┌─ INFORMATION SHOWN

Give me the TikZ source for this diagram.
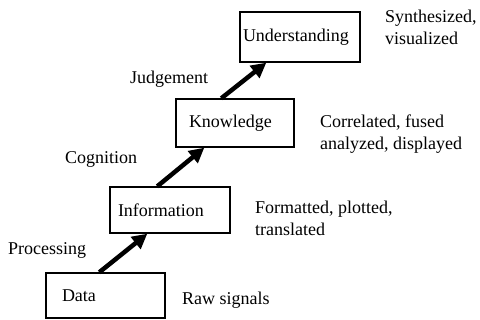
\documentclass[tikz,border=0pt]{standalone}
\usepackage{fontspec}
\setmainfont{Liberation Serif}
\usetikzlibrary{arrows.meta}
\begin{document}
\begin{tikzpicture}[x=1pt,y=-1pt,
  box/.style={draw,line width=1.4pt,text width=#1,align=left,inner ysep=0pt,font=\fontsize{18}{20}\selectfont},
  lbl/.style={anchor=west,align=left,inner sep=0pt,font=\fontsize{18}{22}\selectfont},
  arr/.style={line width=4.5pt,-{Triangle[length=15pt,width=15pt]}}]
\useasboundingbox (0,0) rectangle (480,320);
\node[box=87pt,inner xsep=16pt,minimum height=45pt] (data) at (105.5,295.5) {Data};
\node[box=104pt,inner xsep=8pt,minimum height=46pt] (info) at (170,210) {Information};
\node[box=92pt,inner xsep=13pt,minimum height=48pt] (know) at (235,123) {Knowledge};
\node[box=114pt,inner xsep=3pt,minimum height=50pt] (und) at (300,37) {Understanding};
\draw[arr] ([xshift=54pt]data.north west) -- ([xshift=38pt]info.south west);
\draw[arr] ([xshift=48pt]info.north west) -- ([xshift=29pt]know.south west);
\draw[arr] ([xshift=46pt]know.north west) -- ([xshift=27pt]und.south west);
\node[lbl] (l1) at (385,27) {Synthesized,\\visualized};
\node[lbl] (l2) at (320,134) {Correlated, fused\\analyzed, displayed};
\node[lbl] (l3) at (255,218) {Formatted, plotted,\\translated};
\node[lbl] (l4) at (182,300) {Raw signals};
\node[lbl] (p1) at (130,79) {Judgement};
\node[lbl] (p2) at (65,159) {Cognition};
\node[lbl] (p3) at (8,250) {Processing};
\end{tikzpicture}
\end{document}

└─

**WRITTEN PROBLEM:**
Return the material exactly as given, apart from the pictures.

**WRITTEN REPLY:**
Give me the TikZ source for this diagram.
\documentclass[tikz,border=0pt]{standalone}
\usepackage{fontspec}
\setmainfont{Liberation Serif}
\usetikzlibrary{arrows.meta}
\begin{document}
\begin{tikzpicture}[x=1pt,y=-1pt,
  box/.style={draw,line width=1.4pt,text width=#1,align=left,inner ysep=0pt,font=\fontsize{18}{20}\selectfont},
  lbl/.style={anchor=west,align=left,inner sep=0pt,font=\fontsize{18}{22}\selectfont},
  arr/.style={line width=4.5pt,-{Triangle[length=15pt,width=15pt]}}]
\useasboundingbox (0,0) rectangle (480,320);
\node[box=87pt,inner xsep=16pt,minimum height=45pt] (data) at (105.5,295.5) {Data};
\node[box=104pt,inner xsep=8pt,minimum height=46pt] (info) at (170,210) {Information};
\node[box=92pt,inner xsep=13pt,minimum height=48pt] (know) at (235,123) {Knowledge};
\node[box=114pt,inner xsep=3pt,minimum height=50pt] (und) at (300,37) {Understanding};
\draw[arr] ([xshift=54pt]data.north west) -- ([xshift=38pt]info.south west);
\draw[arr] ([xshift=48pt]info.north west) -- ([xshift=29pt]know.south west);
\draw[arr] ([xshift=46pt]know.north west) -- ([xshift=27pt]und.south west);
\node[lbl] (l1) at (385,27) {Synthesized,\\visualized};
\node[lbl] (l2) at (320,134) {Correlated, fused\\analyzed, displayed};
\node[lbl] (l3) at (255,218) {Formatted, plotted,\\translated};
\node[lbl] (l4) at (182,300) {Raw signals};
\node[lbl] (p1) at (130,79) {Judgement};
\node[lbl] (p2) at (65,159) {Cognition};
\node[lbl] (p3) at (8,250) {Processing};
\end{tikzpicture}
\end{document}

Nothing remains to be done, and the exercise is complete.